Researchers unveil thumb-optimised keyboard
Qwerty loses out to ‘KALQ’ system in age of smartphone and tablet
Engineers at St Andrews in Scotland and the Max Planck Institute for Informatics in Germany have collaborated on a virtual app for the Android OS that abandons the Qwerty convention and is designed to make thumb typing faster, the BBC website reported.
The Qwerty layout was developed in the1800s to optimise typing on early mechanical typewriters. But the researchers who developed the new keyboard claim that using the finger-oriented system on touch-screen devices, where users are prone to type with thumbs, limits text output to 20 words per minute.
The new keyboard is based around two grids of keys, one on the left of the touch-screen and one on the right, with four keys in each row. Named KALQ, after the bottom right row of keys, the exact configuration was arrived at through computational optimisation models, which determined the optimal layout. Much like the design of Qwerty, the researchers sought a design that minimised typing sequences that only involved a single thumb and ensured central placement of frequently used letter keys.
The resultant keyboard places all vowels on the right and assigns more keys to the left thumb.
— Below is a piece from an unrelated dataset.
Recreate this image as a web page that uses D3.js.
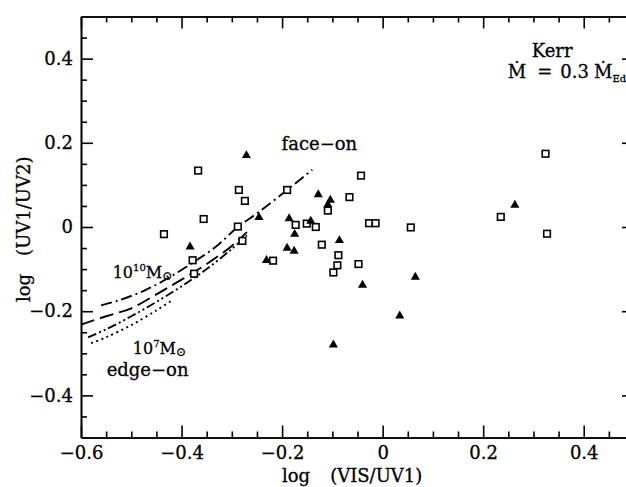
<!DOCTYPE html>
<html>
<head>
<meta charset="utf-8">
<script src="https://cdn.jsdelivr.net/npm/d3@7"></script>
<style>
  body { margin: 0; background: #fff; }
  svg { display: block; }
</style>
</head>
<body>
<script>
// points: open squares and filled triangles
const squares = [
    {x: -0.367, y: 0.134}, {x: -0.286, y: 0.088}, {x: -0.274, y: 0.062},
    {x: -0.190, y: 0.088}, {x: -0.356, y: 0.019}, {x: -0.288, y: 0.001},
    {x: -0.279, y: -0.033}, {x: -0.173, y: 0.005}, {x: -0.151, y: 0.008},
    {x: -0.133, y: 0.000}, {x: -0.218, y: -0.080}, {x: -0.378, y: -0.079},
    {x: -0.375, y: -0.111}, {x: -0.435, y: -0.017}, {x: -0.043, y: 0.122},
    {x: -0.109, y: 0.039}, {x: -0.066, y: 0.071}, {x: -0.027, y: 0.009},
    {x: -0.014, y: 0.009}, {x: 0.056, y: -0.001}, {x: -0.121, y: -0.042},
    {x: -0.088, y: -0.067}, {x: -0.090, y: -0.091}, {x: -0.048, y: -0.088},
    {x: -0.098, y: -0.108}, {x: 0.324, y: 0.174}, {x: 0.235, y: 0.024},
    {x: 0.327, y: -0.016}
];
const triangles = [
    {x: -0.271, y: 0.170}, {x: -0.128, y: 0.077}, {x: -0.246, y: 0.023},
    {x: -0.186, y: 0.020}, {x: -0.143, y: 0.014}, {x: -0.175, y: -0.017},
    {x: -0.190, y: -0.050}, {x: -0.176, y: -0.057}, {x: -0.231, y: -0.079},
    {x: -0.383, y: -0.047}, {x: -0.104, y: 0.064}, {x: -0.109, y: 0.053},
    {x: -0.086, y: -0.032}, {x: 0.065, y: -0.119}, {x: -0.040, y: -0.138},
    {x: 0.034, y: -0.211}, {x: -0.098, y: -0.280}, {x: 0.263, y: 0.052}
];

// model curves (10^10 Msun on top .. 10^7 Msun at the bottom)
const curveDashDot = [
    {x: -0.560, y: -0.186}, {x: -0.527, y: -0.175}, {x: -0.474, y: -0.151},
    {x: -0.429, y: -0.123}, {x: -0.378, y: -0.085}, {x: -0.330, y: -0.045},
    {x: -0.288, y: 0.000}, {x: -0.246, y: 0.036}, {x: -0.190, y: 0.088},
    {x: -0.140, y: 0.136}
];
const curveLongDash = [
    {x: -0.600, y: -0.232}, {x: -0.550, y: -0.212}, {x: -0.500, y: -0.193},
    {x: -0.450, y: -0.160}, {x: -0.400, y: -0.125}, {x: -0.350, y: -0.088},
    {x: -0.300, y: -0.045}, {x: -0.270, y: -0.012}
];
const curveDashDotDot = [
    {x: -0.586, y: -0.262}, {x: -0.550, y: -0.243}, {x: -0.500, y: -0.212},
    {x: -0.450, y: -0.178}, {x: -0.400, y: -0.141}, {x: -0.350, y: -0.100},
    {x: -0.300, y: -0.052}, {x: -0.270, y: -0.020}
];
const curveDotted = [
    {x: -0.580, y: -0.276}, {x: -0.550, y: -0.262}, {x: -0.500, y: -0.233},
    {x: -0.450, y: -0.198}, {x: -0.420, y: -0.175}
];

const xMajor = [-0.6, -0.4, -0.2, 0, 0.2, 0.4];
const xMinor = [-0.55, -0.5, -0.45, -0.35, -0.3, -0.25, -0.15, -0.1, -0.05,
                0.05, 0.1, 0.15, 0.25, 0.3, 0.35, 0.45];
const yMajor = [-0.4, -0.2, 0, 0.2, 0.4];
const yMinor = [-0.45, -0.35, -0.3, -0.25, -0.15, -0.1, -0.05,
                0.05, 0.1, 0.15, 0.25, 0.3, 0.35, 0.45];

const width = 626;
const height = 487;
const serif = "'DejaVu Serif', serif";

const svg = d3.select("body").append("svg")
    .attr("width", width)
    .attr("height", height);

// the frame runs a bit past the right edge of the picture (x = 0.5)
const x = d3.scaleLinear().domain([-0.6, 0.5]).range([81, 634]);
const y = d3.scaleLinear().domain([-0.5, 0.5]).range([437.5, 16.5]);

const fmt = (d) => d === 0 ? "0" : d3.format(".1f")(d);

function drawAxis(axis, tx, ty, withLabels) {
    const g = svg.append("g")
        .attr("transform", `translate(${tx},${ty})`)
        .call(axis);
    g.selectAll("path, line")
        .attr("stroke", "#000")
        .attr("stroke-width", 1.6);
    g.attr("font-family", serif).attr("font-size", 18);
    g.selectAll("text").attr("fill", "#000")
        .attr("stroke", "#000").attr("stroke-width", 0.3);
    if (!withLabels) g.selectAll("text").remove();
    return g;
}

// ticks point inwards on all four sides
drawAxis(d3.axisBottom(x).tickValues(xMajor).tickFormat(fmt)
    .tickSizeInner(-12).tickSizeOuter(0).tickPadding(9), 0, y(-0.5), true);
drawAxis(d3.axisBottom(x).tickValues(xMinor).tickFormat("")
    .tickSizeInner(-6).tickSizeOuter(0), 0, y(-0.5), false);
drawAxis(d3.axisTop(x).tickValues(xMajor)
    .tickSizeInner(-12).tickSizeOuter(0), 0, y(0.5), false);
drawAxis(d3.axisTop(x).tickValues(xMinor)
    .tickSizeInner(-6).tickSizeOuter(0), 0, y(0.5), false);
drawAxis(d3.axisLeft(y).tickValues(yMajor).tickFormat(fmt)
    .tickSizeInner(-12).tickSizeOuter(0).tickPadding(8), x(-0.6), 0, true);
drawAxis(d3.axisLeft(y).tickValues(yMinor).tickFormat("")
    .tickSizeInner(-6).tickSizeOuter(0), x(-0.6), 0, false);
drawAxis(d3.axisRight(y).tickValues(yMajor)
    .tickSizeInner(-12).tickSizeOuter(0), x(0.5), 0, false);
drawAxis(d3.axisRight(y).tickValues(yMinor)
    .tickSizeInner(-6).tickSizeOuter(0), x(0.5), 0, false);

// curves
const line = d3.line()
    .x((d) => x(d.x))
    .y((d) => y(d.y))
    .curve(d3.curveCatmullRom);

const curves = [
    {data: curveDashDot, dash: "11,4,2,4"},
    {data: curveLongDash, dash: "14,6"},
    {data: curveDashDotDot, dash: "9,3,2,3,2,3"},
    {data: curveDotted, dash: "2,3.5"}
];
curves.forEach((c) => {
    svg.append("path")
        .attr("d", line(c.data))
        .attr("fill", "none")
        .attr("stroke", "#000")
        .attr("stroke-width", 1.9)
        .attr("stroke-dasharray", c.dash);
});

// markers
svg.append("g").selectAll("rect")
    .data(squares)
    .join("rect")
    .attr("x", (d) => x(d.x) - 3.3)
    .attr("y", (d) => y(d.y) - 3.3)
    .attr("width", 6.6)
    .attr("height", 6.6)
    .attr("fill", "#fff")
    .attr("stroke", "#000")
    .attr("stroke-width", 1.6);

const tri = d3.symbol().type(d3.symbolTriangle).size(36);
svg.append("g").selectAll("path")
    .data(triangles)
    .join("path")
    .attr("d", tri)
    .attr("transform", (d) => `translate(${x(d.x)},${y(d.y)})`)
    .attr("fill", "#000");

// labels
function label(text, px, py, size) {
    return svg.append("text")
        .attr("x", px)
        .attr("y", py)
        .attr("font-family", serif)
        .attr("font-size", size)
        .attr("fill", "#000")
        .attr("stroke", "#000")
        .attr("stroke-width", 0.3)
        .text(text);
}

label("face\u2212on", x(-0.201), y(0.183), 18);
label("Kerr", x(0.2965), y(0.404), 18);
// M-dot = 0.3 M-dot_Edd, spaced out like the original (runs off the right edge)
const mdot = label("\u1E40", x(0.249), y(0.354), 18);
mdot.append("tspan").attr("dx", 11).text("=");
mdot.append("tspan").attr("dx", 8).text("0.3");
mdot.append("tspan").attr("dx", 5).text("\u1E40");
mdot.append("tspan").attr("font-size", 10).attr("dy", 4).text("Edd");

const m10 = label("10", x(-0.537), y(-0.12), 16);
m10.append("tspan").attr("font-size", 10).attr("dy", -7).text("10");
m10.append("tspan").attr("dy", 7).text("M");
m10.append("tspan").attr("font-size", 12).attr("dy", 2).text("\u2299");

const m7 = label("10", x(-0.497), y(-0.302), 16);
m7.append("tspan").attr("font-size", 10).attr("dy", -7).text("7");
m7.append("tspan").attr("dy", 7).text("M");
m7.append("tspan").attr("font-size", 12).attr("dy", 2).text("\u2299");

label("edge\u2212on", x(-0.549), y(-0.355), 18);

// axis titles
const xt = label("log", 282, 482, 18);
xt.append("tspan").attr("dx", 20).text("(VIS/UV1)");

const yt = svg.append("text")
    .attr("transform", "translate(30,302) rotate(-90)")
    .attr("font-family", serif)
    .attr("font-size", 18)
    .attr("fill", "#000")
    .attr("stroke", "#000")
    .attr("stroke-width", 0.3)
    .text("log");
yt.append("tspan").attr("dx", 18).text("(UV1/UV2)");
</script>
</body>
</html>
"We believe KALQ provides a large enough performance improvement to incentivise users to switch and benefit from faster and more comfortable typing," said Dr Per Ola Kristensson, lecturer in human computer interaction at the School of Computer Science, University of St Andrews.
Researchers claimed that use of an error correction algorithm allowed trained users to achieve 37 words per minute, and that productivity would eventually encourage users to embrace the new keyboard.